** START **

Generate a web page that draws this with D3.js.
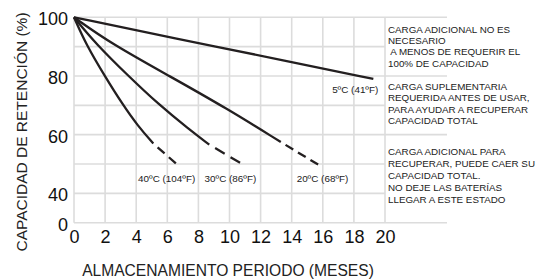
<!DOCTYPE html>
<html>
<head>
<meta charset="utf-8">
<script src="https://cdn.jsdelivr.net/npm/d3@7/dist/d3.min.js"></script>
<style>
  html, body { margin: 0; padding: 0; background: #fff; }
  svg { display: block; font-family: "Liberation Sans", Arial, sans-serif; }
</style>
</head>
<body>
<svg id="chart" width="538" height="280"></svg>
<script>
// ---- data ----
const seriesNames = ["5ºC (41ºF)", "20ºC (68ºF)", "30ºC (86ºF)", "40ºC (104ºF)"];
// solid parts (months, retention %)
const months5  = [0, 6.3, 13.9, 19.25];
const ret5     = [100, 93, 84.9, 79];
const months20 = [0, 2.4, 6.2, 9.8, 13.3];
const ret20    = [100, 91, 79.8, 69, 57.5];
const months30 = [0, 1.4, 3.5, 5.4, 7.4, 8.7];
const ret30    = [100, 91, 80, 70.5, 61.8, 56.6];
const months40 = [0, 0.8, 2.0, 3.1, 4.1, 5.1];
const ret40    = [100, 90.5, 79.8, 70.5, 63, 57];
// dashed continuation end points
const dashEndMonths = [null, 15.7, 10.68, 6.55];
const dashEndRet    = [null, 49.8, 50.4, 50.2];
// label anchor (data coords)
const labelMonths = [19.57, 15.98, 10.06, 5.96];
const labelRet    = [75.5, 45.06, 45.06, 45.06];

const xTicks = [0, 2, 4, 6, 8, 10, 12, 14, 16, 18, 20];
const yTickValues = [100, 80, 60, 40, 30];
const yTickLabels = ["100", "80", "60", "40", "0"];
const yGrid = [30, 40, 50, 60, 70, 80, 90, 100];
const yGridLong = [30, 60, 80, 100];

const noteBlocks = [
  ["CARGA ADICIONAL NO ES", "NECESARIO", " A MENOS DE REQUERIR EL", "100% DE CAPACIDAD"],
  ["CARGA SUPLEMENTARIA", "REQUERIDA ANTES DE USAR,", "PARA AYUDAR A RECUPERAR", "CAPACIDAD TOTAL"],
  ["CARGA ADICIONAL PARA", "RECUPERAR, PUEDE CAER SU", "CAPACIDAD TOTAL.", "NO DEJE LAS BATERÍAS", "LLEGAR A ESTE ESTADO"]
];
const xTitle = "ALMACENAMIENTO PERIODO (MESES)";
const yTitle = "CAPACIDAD DE RETENCIÓN (%)";

// ---- drawing ----
const svg = d3.select("#chart");
const x = d3.scaleLinear().domain([0, 20]).range([74, 385]);
const y = d3.scaleLinear().domain([30, 100]).range([222.7, 17.3]);
const gridColor = "#dcdcdc";
const ink = "#231f20";
const xRightExt = 447;

const grid = svg.append("g");
grid.selectAll("line.v").data(xTicks).join("line")
  .attr("x1", d => x(d)).attr("x2", d => x(d))
  .attr("y1", y(100)).attr("y2", y(30))
  .attr("stroke", gridColor).attr("stroke-width", 1.6);
grid.selectAll("line.h").data(yGrid).join("line")
  .attr("x1", x(0))
  .attr("x2", d => yGridLong.includes(d) ? xRightExt : x(20))
  .attr("y1", d => y(d)).attr("y2", d => y(d))
  .attr("stroke", gridColor).attr("stroke-width", 1.6);

// axes (tick labels only)
const yAxis = d3.axisLeft(y).tickValues(yTickValues)
  .tickFormat((d, i) => yTickLabels[i]).tickSize(0).tickPadding(6);
const gy = svg.append("g").attr("transform", `translate(${x(0)},0)`).call(yAxis);
gy.select(".domain").remove();
gy.selectAll("text").attr("font-size", 18).attr("fill", "#111")
  .attr("font-family", "Liberation Sans, Arial, sans-serif").attr("dy", "0.42em");

const xAxis = d3.axisBottom(x).tickValues(xTicks).tickFormat(d3.format("d"))
  .tickSize(0).tickPadding(8);
const gx = svg.append("g").attr("transform", `translate(0,${y(30)})`).call(xAxis);
gx.select(".domain").remove();
gx.selectAll("text").attr("font-size", 18).attr("fill", "#111")
  .attr("font-family", "Liberation Sans, Arial, sans-serif");

// curves
const solids = [[months5, ret5], [months20, ret20], [months30, ret30], [months40, ret40]];
const line = d3.line().x(d => x(d[0])).y(d => y(d[1])).curve(d3.curveBasis);
solids.forEach(([ms, rs], i) => {
  const pts = ms.map((m, j) => [m, rs[j]]);
  svg.append("path").attr("d", line(pts))
    .attr("fill", "none").attr("stroke", ink).attr("stroke-width", 2.3)
    .attr("stroke-linecap", "butt");
  if (dashEndMonths[i] !== null) {
    const last = pts[pts.length - 1];
    const x1 = x(last[0]), y1 = y(last[1]);
    const x2 = x(dashEndMonths[i]), y2 = y(dashEndRet[i]);
    const L = Math.hypot(x2 - x1, y2 - y1);
    const n = Math.max(1, Math.round(L / 15));
    const unit = L / n;
    const gap = unit * 0.38, dash = unit - gap;
    svg.append("line")
      .attr("x1", x1).attr("y1", y1).attr("x2", x2).attr("y2", y2)
      .attr("stroke", ink).attr("stroke-width", 2.3)
      .attr("stroke-dasharray", `0,${gap},${dash},0`);
  }
});

// series labels
seriesNames.forEach((name, i) => {
  svg.append("text")
    .attr("x", x(labelMonths[i])).attr("y", y(labelRet[i]))
    .attr("dy", "0.35em")
    .attr("text-anchor", i === 0 ? "end" : "middle")
    .attr("font-size", 9.9).attr("fill", "#222")
    .text(name);
});

// notes on the right
const noteBaselines = [[32.5, 43.5, 55.2, 66.8], [89.5, 100.8, 112.5, 124.2], [155.2, 166.8, 178.5, 191.3, 202.8]];
noteBlocks.forEach((blk, b) => {
  blk.forEach((t, k) => {
    svg.append("text")
      .attr("x", x(20) + 3).attr("y", noteBaselines[b][k])
      .attr("font-size", 9.8).attr("fill", "#222")
      .attr("xml:space", "preserve").style("white-space", "pre")
      .text(t);
  });
});

// axis titles
svg.append("text")
  .attr("transform", `translate(27,${132}) rotate(-90)`)
  .attr("text-anchor", "middle")
  .attr("font-size", 15.5).attr("fill", "#222")
  .text(yTitle);
svg.append("text")
  .attr("x", 228).attr("y", 275.5)
  .attr("text-anchor", "middle")
  .attr("font-size", 15.6).attr("fill", "#222")
  .text(xTitle);
</script>
</body>
</html>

** END **

● Exercise aim:
Repeat the material above word for word, please, apart from its images.

● Result below:
Generate a web page that draws this with D3.js.
<!DOCTYPE html>
<html>
<head>
<meta charset="utf-8">
<script src="https://cdn.jsdelivr.net/npm/d3@7/dist/d3.min.js"></script>
<style>
  html, body { margin: 0; padding: 0; background: #fff; }
  svg { display: block; font-family: "Liberation Sans", Arial, sans-serif; }
</style>
</head>
<body>
<svg id="chart" width="538" height="280"></svg>
<script>
// ---- data ----
const seriesNames = ["5ºC (41ºF)", "20ºC (68ºF)", "30ºC (86ºF)", "40ºC (104ºF)"];
// solid parts (months, retention %)
const months5  = [0, 6.3, 13.9, 19.25];
const ret5     = [100, 93, 84.9, 79];
const months20 = [0, 2.4, 6.2, 9.8, 13.3];
const ret20    = [100, 91, 79.8, 69, 57.5];
const months30 = [0, 1.4, 3.5, 5.4, 7.4, 8.7];
const ret30    = [100, 91, 80, 70.5, 61.8, 56.6];
const months40 = [0, 0.8, 2.0, 3.1, 4.1, 5.1];
const ret40    = [100, 90.5, 79.8, 70.5, 63, 57];
// dashed continuation end points
const dashEndMonths = [null, 15.7, 10.68, 6.55];
const dashEndRet    = [null, 49.8, 50.4, 50.2];
// label anchor (data coords)
const labelMonths = [19.57, 15.98, 10.06, 5.96];
const labelRet    = [75.5, 45.06, 45.06, 45.06];

const xTicks = [0, 2, 4, 6, 8, 10, 12, 14, 16, 18, 20];
const yTickValues = [100, 80, 60, 40, 30];
const yTickLabels = ["100", "80", "60", "40", "0"];
const yGrid = [30, 40, 50, 60, 70, 80, 90, 100];
const yGridLong = [30, 60, 80, 100];

const noteBlocks = [
  ["CARGA ADICIONAL NO ES", "NECESARIO", " A MENOS DE REQUERIR EL", "100% DE CAPACIDAD"],
  ["CARGA SUPLEMENTARIA", "REQUERIDA ANTES DE USAR,", "PARA AYUDAR A RECUPERAR", "CAPACIDAD TOTAL"],
  ["CARGA ADICIONAL PARA", "RECUPERAR, PUEDE CAER SU", "CAPACIDAD TOTAL.", "NO DEJE LAS BATERÍAS", "LLEGAR A ESTE ESTADO"]
];
const xTitle = "ALMACENAMIENTO PERIODO (MESES)";
const yTitle = "CAPACIDAD DE RETENCIÓN (%)";

// ---- drawing ----
const svg = d3.select("#chart");
const x = d3.scaleLinear().domain([0, 20]).range([74, 385]);
const y = d3.scaleLinear().domain([30, 100]).range([222.7, 17.3]);
const gridColor = "#dcdcdc";
const ink = "#231f20";
const xRightExt = 447;

const grid = svg.append("g");
grid.selectAll("line.v").data(xTicks).join("line")
  .attr("x1", d => x(d)).attr("x2", d => x(d))
  .attr("y1", y(100)).attr("y2", y(30))
  .attr("stroke", gridColor).attr("stroke-width", 1.6);
grid.selectAll("line.h").data(yGrid).join("line")
  .attr("x1", x(0))
  .attr("x2", d => yGridLong.includes(d) ? xRightExt : x(20))
  .attr("y1", d => y(d)).attr("y2", d => y(d))
  .attr("stroke", gridColor).attr("stroke-width", 1.6);

// axes (tick labels only)
const yAxis = d3.axisLeft(y).tickValues(yTickValues)
  .tickFormat((d, i) => yTickLabels[i]).tickSize(0).tickPadding(6);
const gy = svg.append("g").attr("transform", `translate(${x(0)},0)`).call(yAxis);
gy.select(".domain").remove();
gy.selectAll("text").attr("font-size", 18).attr("fill", "#111")
  .attr("font-family", "Liberation Sans, Arial, sans-serif").attr("dy", "0.42em");

const xAxis = d3.axisBottom(x).tickValues(xTicks).tickFormat(d3.format("d"))
  .tickSize(0).tickPadding(8);
const gx = svg.append("g").attr("transform", `translate(0,${y(30)})`).call(xAxis);
gx.select(".domain").remove();
gx.selectAll("text").attr("font-size", 18).attr("fill", "#111")
  .attr("font-family", "Liberation Sans, Arial, sans-serif");

// curves
const solids = [[months5, ret5], [months20, ret20], [months30, ret30], [months40, ret40]];
const line = d3.line().x(d => x(d[0])).y(d => y(d[1])).curve(d3.curveBasis);
solids.forEach(([ms, rs], i) => {
  const pts = ms.map((m, j) => [m, rs[j]]);
  svg.append("path").attr("d", line(pts))
    .attr("fill", "none").attr("stroke", ink).attr("stroke-width", 2.3)
    .attr("stroke-linecap", "butt");
  if (dashEndMonths[i] !== null) {
    const last = pts[pts.length - 1];
    const x1 = x(last[0]), y1 = y(last[1]);
    const x2 = x(dashEndMonths[i]), y2 = y(dashEndRet[i]);
    const L = Math.hypot(x2 - x1, y2 - y1);
    const n = Math.max(1, Math.round(L / 15));
    const unit = L / n;
    const gap = unit * 0.38, dash = unit - gap;
    svg.append("line")
      .attr("x1", x1).attr("y1", y1).attr("x2", x2).attr("y2", y2)
      .attr("stroke", ink).attr("stroke-width", 2.3)
      .attr("stroke-dasharray", `0,${gap},${dash},0`);
  }
});

// series labels
seriesNames.forEach((name, i) => {
  svg.append("text")
    .attr("x", x(labelMonths[i])).attr("y", y(labelRet[i]))
    .attr("dy", "0.35em")
    .attr("text-anchor", i === 0 ? "end" : "middle")
    .attr("font-size", 9.9).attr("fill", "#222")
    .text(name);
});

// notes on the right
const noteBaselines = [[32.5, 43.5, 55.2, 66.8], [89.5, 100.8, 112.5, 124.2], [155.2, 166.8, 178.5, 191.3, 202.8]];
noteBlocks.forEach((blk, b) => {
  blk.forEach((t, k) => {
    svg.append("text")
      .attr("x", x(20) + 3).attr("y", noteBaselines[b][k])
      .attr("font-size", 9.8).attr("fill", "#222")
      .attr("xml:space", "preserve").style("white-space", "pre")
      .text(t);
  });
});

// axis titles
svg.append("text")
  .attr("transform", `translate(27,${132}) rotate(-90)`)
  .attr("text-anchor", "middle")
  .attr("font-size", 15.5).attr("fill", "#222")
  .text(yTitle);
svg.append("text")
  .attr("x", 228).attr("y", 275.5)
  .attr("text-anchor", "middle")
  .attr("font-size", 15.6).attr("fill", "#222")
  .text(xTitle);
</script>
</body>
</html>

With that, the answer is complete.